▸ Exercise description:
Exactly repeat the full listing that follows.

━━━ Dataset extract

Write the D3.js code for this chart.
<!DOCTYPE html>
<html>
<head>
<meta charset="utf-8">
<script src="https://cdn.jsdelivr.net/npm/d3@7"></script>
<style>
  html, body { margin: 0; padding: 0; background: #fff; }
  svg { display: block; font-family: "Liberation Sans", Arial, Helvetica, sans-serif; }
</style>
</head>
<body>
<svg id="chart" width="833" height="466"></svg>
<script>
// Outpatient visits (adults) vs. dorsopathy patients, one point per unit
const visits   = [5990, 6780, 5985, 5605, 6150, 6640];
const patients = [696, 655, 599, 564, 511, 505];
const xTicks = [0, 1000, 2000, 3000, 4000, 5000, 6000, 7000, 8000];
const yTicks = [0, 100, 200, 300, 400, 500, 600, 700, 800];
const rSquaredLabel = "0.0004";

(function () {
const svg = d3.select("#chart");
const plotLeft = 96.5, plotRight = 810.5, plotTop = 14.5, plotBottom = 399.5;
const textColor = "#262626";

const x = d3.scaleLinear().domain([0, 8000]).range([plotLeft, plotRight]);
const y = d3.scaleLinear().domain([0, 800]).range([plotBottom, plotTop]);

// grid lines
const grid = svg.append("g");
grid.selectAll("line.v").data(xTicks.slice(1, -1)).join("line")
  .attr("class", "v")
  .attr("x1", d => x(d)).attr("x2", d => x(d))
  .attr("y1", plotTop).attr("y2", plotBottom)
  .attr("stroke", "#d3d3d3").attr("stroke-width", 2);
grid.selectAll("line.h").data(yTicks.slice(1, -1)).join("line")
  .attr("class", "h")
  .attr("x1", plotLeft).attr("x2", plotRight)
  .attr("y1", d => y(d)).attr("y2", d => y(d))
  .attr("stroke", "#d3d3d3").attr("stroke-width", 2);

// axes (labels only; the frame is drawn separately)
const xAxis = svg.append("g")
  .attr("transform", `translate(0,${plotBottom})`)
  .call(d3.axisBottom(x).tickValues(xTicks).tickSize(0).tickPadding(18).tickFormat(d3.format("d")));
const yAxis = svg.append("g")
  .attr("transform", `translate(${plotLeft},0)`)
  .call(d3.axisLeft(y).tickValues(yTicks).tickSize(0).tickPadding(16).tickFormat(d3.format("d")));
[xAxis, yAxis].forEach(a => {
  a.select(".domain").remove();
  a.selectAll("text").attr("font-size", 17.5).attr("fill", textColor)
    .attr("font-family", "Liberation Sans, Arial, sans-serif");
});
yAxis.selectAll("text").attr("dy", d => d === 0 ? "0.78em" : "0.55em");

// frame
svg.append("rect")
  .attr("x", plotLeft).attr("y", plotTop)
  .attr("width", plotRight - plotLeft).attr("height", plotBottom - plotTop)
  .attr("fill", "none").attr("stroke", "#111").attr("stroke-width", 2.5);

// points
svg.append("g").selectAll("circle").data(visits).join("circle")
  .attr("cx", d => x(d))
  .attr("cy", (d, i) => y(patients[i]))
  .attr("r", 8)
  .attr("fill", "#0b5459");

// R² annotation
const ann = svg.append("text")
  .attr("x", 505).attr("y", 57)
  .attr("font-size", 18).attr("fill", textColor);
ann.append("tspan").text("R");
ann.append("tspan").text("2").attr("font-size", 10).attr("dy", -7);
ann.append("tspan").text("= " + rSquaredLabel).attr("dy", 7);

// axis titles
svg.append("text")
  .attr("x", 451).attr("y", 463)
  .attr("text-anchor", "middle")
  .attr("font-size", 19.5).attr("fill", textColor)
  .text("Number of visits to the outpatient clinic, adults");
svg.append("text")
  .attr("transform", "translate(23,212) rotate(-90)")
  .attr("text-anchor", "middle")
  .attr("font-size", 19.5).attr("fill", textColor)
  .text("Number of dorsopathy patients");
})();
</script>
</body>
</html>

━━━━━━

▸ Reply to the exercise:
Write the D3.js code for this chart.
<!DOCTYPE html>
<html>
<head>
<meta charset="utf-8">
<script src="https://cdn.jsdelivr.net/npm/d3@7"></script>
<style>
  html, body { margin: 0; padding: 0; background: #fff; }
  svg { display: block; font-family: "Liberation Sans", Arial, Helvetica, sans-serif; }
</style>
</head>
<body>
<svg id="chart" width="833" height="466"></svg>
<script>
// Outpatient visits (adults) vs. dorsopathy patients, one point per unit
const visits   = [5990, 6780, 5985, 5605, 6150, 6640];
const patients = [696, 655, 599, 564, 511, 505];
const xTicks = [0, 1000, 2000, 3000, 4000, 5000, 6000, 7000, 8000];
const yTicks = [0, 100, 200, 300, 400, 500, 600, 700, 800];
const rSquaredLabel = "0.0004";

(function () {
const svg = d3.select("#chart");
const plotLeft = 96.5, plotRight = 810.5, plotTop = 14.5, plotBottom = 399.5;
const textColor = "#262626";

const x = d3.scaleLinear().domain([0, 8000]).range([plotLeft, plotRight]);
const y = d3.scaleLinear().domain([0, 800]).range([plotBottom, plotTop]);

// grid lines
const grid = svg.append("g");
grid.selectAll("line.v").data(xTicks.slice(1, -1)).join("line")
  .attr("class", "v")
  .attr("x1", d => x(d)).attr("x2", d => x(d))
  .attr("y1", plotTop).attr("y2", plotBottom)
  .attr("stroke", "#d3d3d3").attr("stroke-width", 2);
grid.selectAll("line.h").data(yTicks.slice(1, -1)).join("line")
  .attr("class", "h")
  .attr("x1", plotLeft).attr("x2", plotRight)
  .attr("y1", d => y(d)).attr("y2", d => y(d))
  .attr("stroke", "#d3d3d3").attr("stroke-width", 2);

// axes (labels only; the frame is drawn separately)
const xAxis = svg.append("g")
  .attr("transform", `translate(0,${plotBottom})`)
  .call(d3.axisBottom(x).tickValues(xTicks).tickSize(0).tickPadding(18).tickFormat(d3.format("d")));
const yAxis = svg.append("g")
  .attr("transform", `translate(${plotLeft},0)`)
  .call(d3.axisLeft(y).tickValues(yTicks).tickSize(0).tickPadding(16).tickFormat(d3.format("d")));
[xAxis, yAxis].forEach(a => {
  a.select(".domain").remove();
  a.selectAll("text").attr("font-size", 17.5).attr("fill", textColor)
    .attr("font-family", "Liberation Sans, Arial, sans-serif");
});
yAxis.selectAll("text").attr("dy", d => d === 0 ? "0.78em" : "0.55em");

// frame
svg.append("rect")
  .attr("x", plotLeft).attr("y", plotTop)
  .attr("width", plotRight - plotLeft).attr("height", plotBottom - plotTop)
  .attr("fill", "none").attr("stroke", "#111").attr("stroke-width", 2.5);

// points
svg.append("g").selectAll("circle").data(visits).join("circle")
  .attr("cx", d => x(d))
  .attr("cy", (d, i) => y(patients[i]))
  .attr("r", 8)
  .attr("fill", "#0b5459");

// R² annotation
const ann = svg.append("text")
  .attr("x", 505).attr("y", 57)
  .attr("font-size", 18).attr("fill", textColor);
ann.append("tspan").text("R");
ann.append("tspan").text("2").attr("font-size", 10).attr("dy", -7);
ann.append("tspan").text("= " + rSquaredLabel).attr("dy", 7);

// axis titles
svg.append("text")
  .attr("x", 451).attr("y", 463)
  .attr("text-anchor", "middle")
  .attr("font-size", 19.5).attr("fill", textColor)
  .text("Number of visits to the outpatient clinic, adults");
svg.append("text")
  .attr("transform", "translate(23,212) rotate(-90)")
  .attr("text-anchor", "middle")
  .attr("font-size", 19.5).attr("fill", textColor)
  .text("Number of dorsopathy patients");
})();
</script>
</body>
</html>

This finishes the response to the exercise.